# limit superior of $\cos(x^2)-\cos[(x+1)^2]$ as $x \rightarrow \infty$

I am trying to prove that the limit superior of $\cos(x^2)-\cos[(x+1)^2]=2$ as $x \rightarrow \infty.$ I was trying to construct a subsequence that converges to 2 (along the lines of $\sqrt{2 \pi k}$) to no avail. Appreciate if anyone can offer any hints on how to proceed with this.

Here is the general fact: if $a/b$ is irrational and $c$ is an arbitrary real number, then in the sequence $c+na,n\in\mathbb N$ there are elements close enough to a multiple of $b$ for arbitrary large $n$. To prove this, first note that we can divide $a$ and $c$ by $b$ and so assume $b=1$, $a$ irrational. Then consider the sequence $\{c+na\}$ - the fractional part of $c+na$. Because of irrationality of $a$ no two elements of this sequence coincide, but if we subdivide the segment $[0,1]$ into small pieces of length $\varepsilon$, there are, of course, those $c+na$ and $c+ma$ whose fractional parts lie in the same piece, so $(n-m)a$ is $\varepsilon$-close to an integer, but not an integer. Then we can find $k$ such that $c+k(n-m)a$ is $\varepsilon$-close to an integer.

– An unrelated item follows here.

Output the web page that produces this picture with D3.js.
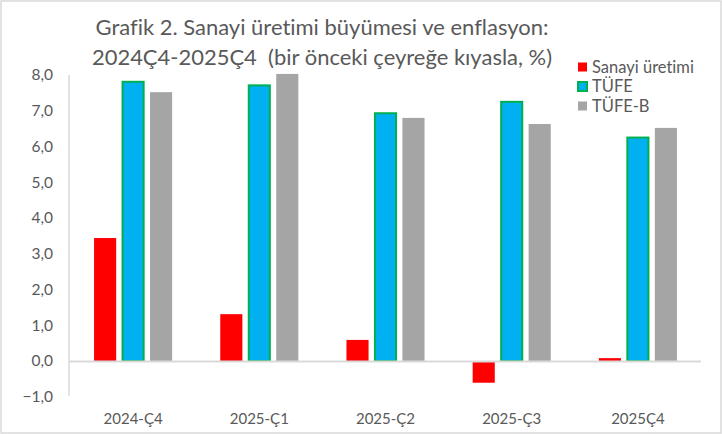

Now we need in fact $\pi+(\sqrt{2\pi k}+1)^2$ to be arbitrarily close to some multiple of $2\pi$ (then the second $\cos$ is close to $-1$). But this is equivalent for $(1+\pi)+2\sqrt{2\pi k}$ to be close to a multiple of $2\pi$. If we take $k=n^2,c=1+\pi,a=2\sqrt{2\pi},b=2\pi$ this will follow from the fact above and irrationality of $\pi$ which is not easy to prove, but at least well-known.